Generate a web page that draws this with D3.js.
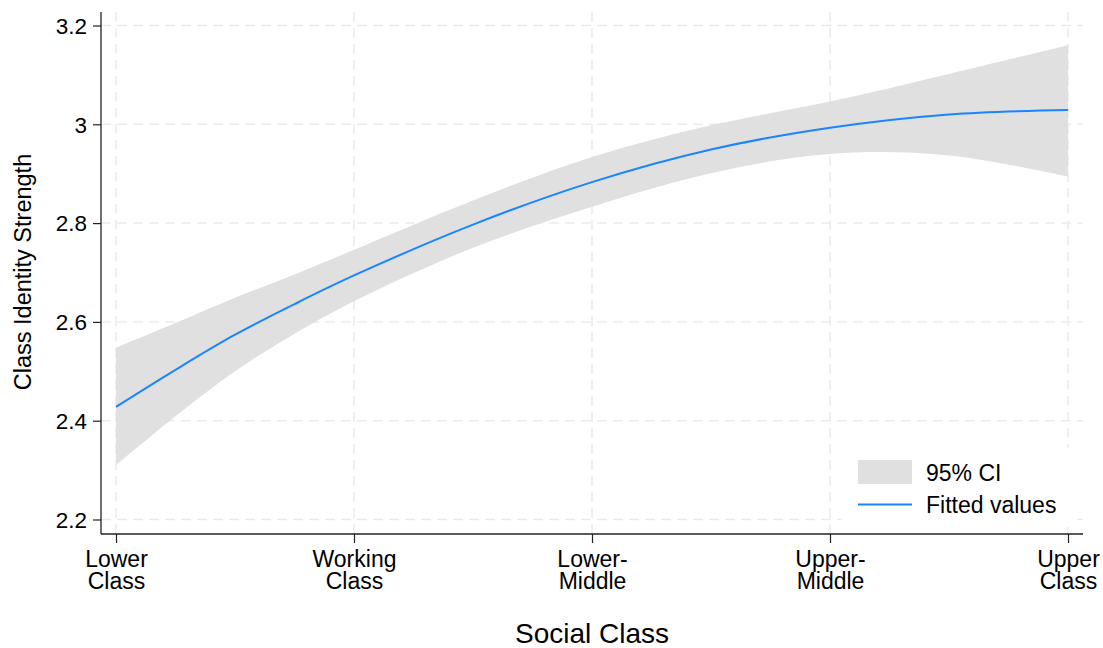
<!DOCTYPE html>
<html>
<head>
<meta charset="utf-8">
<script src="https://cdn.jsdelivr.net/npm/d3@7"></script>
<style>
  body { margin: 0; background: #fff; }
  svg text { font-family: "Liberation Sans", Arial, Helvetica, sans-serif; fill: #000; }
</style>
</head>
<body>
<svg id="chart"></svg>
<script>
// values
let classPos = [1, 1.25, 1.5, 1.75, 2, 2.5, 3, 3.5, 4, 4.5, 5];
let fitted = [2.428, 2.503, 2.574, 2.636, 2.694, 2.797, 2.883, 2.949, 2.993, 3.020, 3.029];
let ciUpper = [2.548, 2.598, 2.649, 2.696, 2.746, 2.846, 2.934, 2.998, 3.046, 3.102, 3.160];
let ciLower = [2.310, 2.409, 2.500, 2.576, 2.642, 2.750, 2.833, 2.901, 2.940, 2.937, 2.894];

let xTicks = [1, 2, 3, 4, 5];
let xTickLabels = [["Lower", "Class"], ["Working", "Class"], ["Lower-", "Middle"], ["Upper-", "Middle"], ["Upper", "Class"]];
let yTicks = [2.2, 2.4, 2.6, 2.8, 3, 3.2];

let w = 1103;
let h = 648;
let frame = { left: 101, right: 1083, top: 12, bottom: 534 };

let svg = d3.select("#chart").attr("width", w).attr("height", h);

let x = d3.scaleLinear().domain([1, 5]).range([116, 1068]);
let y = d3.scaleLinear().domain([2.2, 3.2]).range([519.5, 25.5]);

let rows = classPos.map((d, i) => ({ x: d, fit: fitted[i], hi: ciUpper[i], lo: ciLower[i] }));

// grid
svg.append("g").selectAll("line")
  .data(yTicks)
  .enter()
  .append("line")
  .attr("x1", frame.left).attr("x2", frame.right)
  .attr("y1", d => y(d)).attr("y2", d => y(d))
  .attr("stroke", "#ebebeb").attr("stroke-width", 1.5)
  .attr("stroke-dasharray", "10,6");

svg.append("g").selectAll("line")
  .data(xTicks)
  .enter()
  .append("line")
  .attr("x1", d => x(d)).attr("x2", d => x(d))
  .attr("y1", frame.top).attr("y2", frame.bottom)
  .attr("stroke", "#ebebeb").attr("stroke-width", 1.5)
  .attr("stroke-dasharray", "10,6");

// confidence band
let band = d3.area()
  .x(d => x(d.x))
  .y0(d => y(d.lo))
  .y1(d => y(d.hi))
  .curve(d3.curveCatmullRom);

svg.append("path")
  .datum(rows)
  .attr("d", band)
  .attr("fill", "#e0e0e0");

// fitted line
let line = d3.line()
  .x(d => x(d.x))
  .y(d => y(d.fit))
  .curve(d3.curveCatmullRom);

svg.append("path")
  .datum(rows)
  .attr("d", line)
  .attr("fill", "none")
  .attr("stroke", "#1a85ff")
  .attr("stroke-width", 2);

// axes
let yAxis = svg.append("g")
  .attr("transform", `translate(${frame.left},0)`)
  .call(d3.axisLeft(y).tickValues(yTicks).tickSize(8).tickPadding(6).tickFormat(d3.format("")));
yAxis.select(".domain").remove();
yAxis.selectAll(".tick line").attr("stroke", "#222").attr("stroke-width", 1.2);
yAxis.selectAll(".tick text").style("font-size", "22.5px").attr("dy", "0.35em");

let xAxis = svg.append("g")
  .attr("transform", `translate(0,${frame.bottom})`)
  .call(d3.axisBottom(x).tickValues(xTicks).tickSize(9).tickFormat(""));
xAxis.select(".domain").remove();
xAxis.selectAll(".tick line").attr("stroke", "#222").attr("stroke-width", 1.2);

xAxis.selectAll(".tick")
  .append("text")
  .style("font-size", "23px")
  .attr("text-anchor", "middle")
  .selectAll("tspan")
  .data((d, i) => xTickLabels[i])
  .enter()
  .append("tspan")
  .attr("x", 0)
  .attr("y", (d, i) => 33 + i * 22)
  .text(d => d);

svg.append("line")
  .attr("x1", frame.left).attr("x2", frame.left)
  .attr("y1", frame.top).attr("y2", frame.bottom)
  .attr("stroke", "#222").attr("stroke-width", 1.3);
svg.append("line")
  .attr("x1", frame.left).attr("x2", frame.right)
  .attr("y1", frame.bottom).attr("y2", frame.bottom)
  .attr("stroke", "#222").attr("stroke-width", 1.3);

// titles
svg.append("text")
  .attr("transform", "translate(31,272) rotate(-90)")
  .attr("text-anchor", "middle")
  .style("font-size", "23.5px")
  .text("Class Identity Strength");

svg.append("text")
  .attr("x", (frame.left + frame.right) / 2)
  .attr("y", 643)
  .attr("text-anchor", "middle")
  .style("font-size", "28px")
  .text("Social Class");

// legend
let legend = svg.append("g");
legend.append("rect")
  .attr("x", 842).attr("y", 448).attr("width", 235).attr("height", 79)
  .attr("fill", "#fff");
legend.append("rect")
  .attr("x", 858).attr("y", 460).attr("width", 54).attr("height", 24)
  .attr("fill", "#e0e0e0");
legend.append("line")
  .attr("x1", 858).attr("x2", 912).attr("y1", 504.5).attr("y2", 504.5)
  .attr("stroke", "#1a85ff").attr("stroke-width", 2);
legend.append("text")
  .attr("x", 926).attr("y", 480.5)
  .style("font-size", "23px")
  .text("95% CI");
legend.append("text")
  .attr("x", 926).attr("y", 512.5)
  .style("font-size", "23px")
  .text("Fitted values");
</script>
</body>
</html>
★ ★ ★ ★
Reproduce the whole listing above word for word, but not its pictures.

## Written response
Generate a web page that draws this with D3.js.
<!DOCTYPE html>
<html>
<head>
<meta charset="utf-8">
<script src="https://cdn.jsdelivr.net/npm/d3@7"></script>
<style>
  body { margin: 0; background: #fff; }
  svg text { font-family: "Liberation Sans", Arial, Helvetica, sans-serif; fill: #000; }
</style>
</head>
<body>
<svg id="chart"></svg>
<script>
// values
let classPos = [1, 1.25, 1.5, 1.75, 2, 2.5, 3, 3.5, 4, 4.5, 5];
let fitted = [2.428, 2.503, 2.574, 2.636, 2.694, 2.797, 2.883, 2.949, 2.993, 3.020, 3.029];
let ciUpper = [2.548, 2.598, 2.649, 2.696, 2.746, 2.846, 2.934, 2.998, 3.046, 3.102, 3.160];
let ciLower = [2.310, 2.409, 2.500, 2.576, 2.642, 2.750, 2.833, 2.901, 2.940, 2.937, 2.894];

let xTicks = [1, 2, 3, 4, 5];
let xTickLabels = [["Lower", "Class"], ["Working", "Class"], ["Lower-", "Middle"], ["Upper-", "Middle"], ["Upper", "Class"]];
let yTicks = [2.2, 2.4, 2.6, 2.8, 3, 3.2];

let w = 1103;
let h = 648;
let frame = { left: 101, right: 1083, top: 12, bottom: 534 };

let svg = d3.select("#chart").attr("width", w).attr("height", h);

let x = d3.scaleLinear().domain([1, 5]).range([116, 1068]);
let y = d3.scaleLinear().domain([2.2, 3.2]).range([519.5, 25.5]);

let rows = classPos.map((d, i) => ({ x: d, fit: fitted[i], hi: ciUpper[i], lo: ciLower[i] }));

// grid
svg.append("g").selectAll("line")
  .data(yTicks)
  .enter()
  .append("line")
  .attr("x1", frame.left).attr("x2", frame.right)
  .attr("y1", d => y(d)).attr("y2", d => y(d))
  .attr("stroke", "#ebebeb").attr("stroke-width", 1.5)
  .attr("stroke-dasharray", "10,6");

svg.append("g").selectAll("line")
  .data(xTicks)
  .enter()
  .append("line")
  .attr("x1", d => x(d)).attr("x2", d => x(d))
  .attr("y1", frame.top).attr("y2", frame.bottom)
  .attr("stroke", "#ebebeb").attr("stroke-width", 1.5)
  .attr("stroke-dasharray", "10,6");

// confidence band
let band = d3.area()
  .x(d => x(d.x))
  .y0(d => y(d.lo))
  .y1(d => y(d.hi))
  .curve(d3.curveCatmullRom);

svg.append("path")
  .datum(rows)
  .attr("d", band)
  .attr("fill", "#e0e0e0");

// fitted line
let line = d3.line()
  .x(d => x(d.x))
  .y(d => y(d.fit))
  .curve(d3.curveCatmullRom);

svg.append("path")
  .datum(rows)
  .attr("d", line)
  .attr("fill", "none")
  .attr("stroke", "#1a85ff")
  .attr("stroke-width", 2);

// axes
let yAxis = svg.append("g")
  .attr("transform", `translate(${frame.left},0)`)
  .call(d3.axisLeft(y).tickValues(yTicks).tickSize(8).tickPadding(6).tickFormat(d3.format("")));
yAxis.select(".domain").remove();
yAxis.selectAll(".tick line").attr("stroke", "#222").attr("stroke-width", 1.2);
yAxis.selectAll(".tick text").style("font-size", "22.5px").attr("dy", "0.35em");

let xAxis = svg.append("g")
  .attr("transform", `translate(0,${frame.bottom})`)
  .call(d3.axisBottom(x).tickValues(xTicks).tickSize(9).tickFormat(""));
xAxis.select(".domain").remove();
xAxis.selectAll(".tick line").attr("stroke", "#222").attr("stroke-width", 1.2);

xAxis.selectAll(".tick")
  .append("text")
  .style("font-size", "23px")
  .attr("text-anchor", "middle")
  .selectAll("tspan")
  .data((d, i) => xTickLabels[i])
  .enter()
  .append("tspan")
  .attr("x", 0)
  .attr("y", (d, i) => 33 + i * 22)
  .text(d => d);

svg.append("line")
  .attr("x1", frame.left).attr("x2", frame.left)
  .attr("y1", frame.top).attr("y2", frame.bottom)
  .attr("stroke", "#222").attr("stroke-width", 1.3);
svg.append("line")
  .attr("x1", frame.left).attr("x2", frame.right)
  .attr("y1", frame.bottom).attr("y2", frame.bottom)
  .attr("stroke", "#222").attr("stroke-width", 1.3);

// titles
svg.append("text")
  .attr("transform", "translate(31,272) rotate(-90)")
  .attr("text-anchor", "middle")
  .style("font-size", "23.5px")
  .text("Class Identity Strength");

svg.append("text")
  .attr("x", (frame.left + frame.right) / 2)
  .attr("y", 643)
  .attr("text-anchor", "middle")
  .style("font-size", "28px")
  .text("Social Class");

// legend
let legend = svg.append("g");
legend.append("rect")
  .attr("x", 842).attr("y", 448).attr("width", 235).attr("height", 79)
  .attr("fill", "#fff");
legend.append("rect")
  .attr("x", 858).attr("y", 460).attr("width", 54).attr("height", 24)
  .attr("fill", "#e0e0e0");
legend.append("line")
  .attr("x1", 858).attr("x2", 912).attr("y1", 504.5).attr("y2", 504.5)
  .attr("stroke", "#1a85ff").attr("stroke-width", 2);
legend.append("text")
  .attr("x", 926).attr("y", 480.5)
  .style("font-size", "23px")
  .text("95% CI");
legend.append("text")
  .attr("x", 926).attr("y", 512.5)
  .style("font-size", "23px")
  .text("Fitted values");
</script>
</body>
</html>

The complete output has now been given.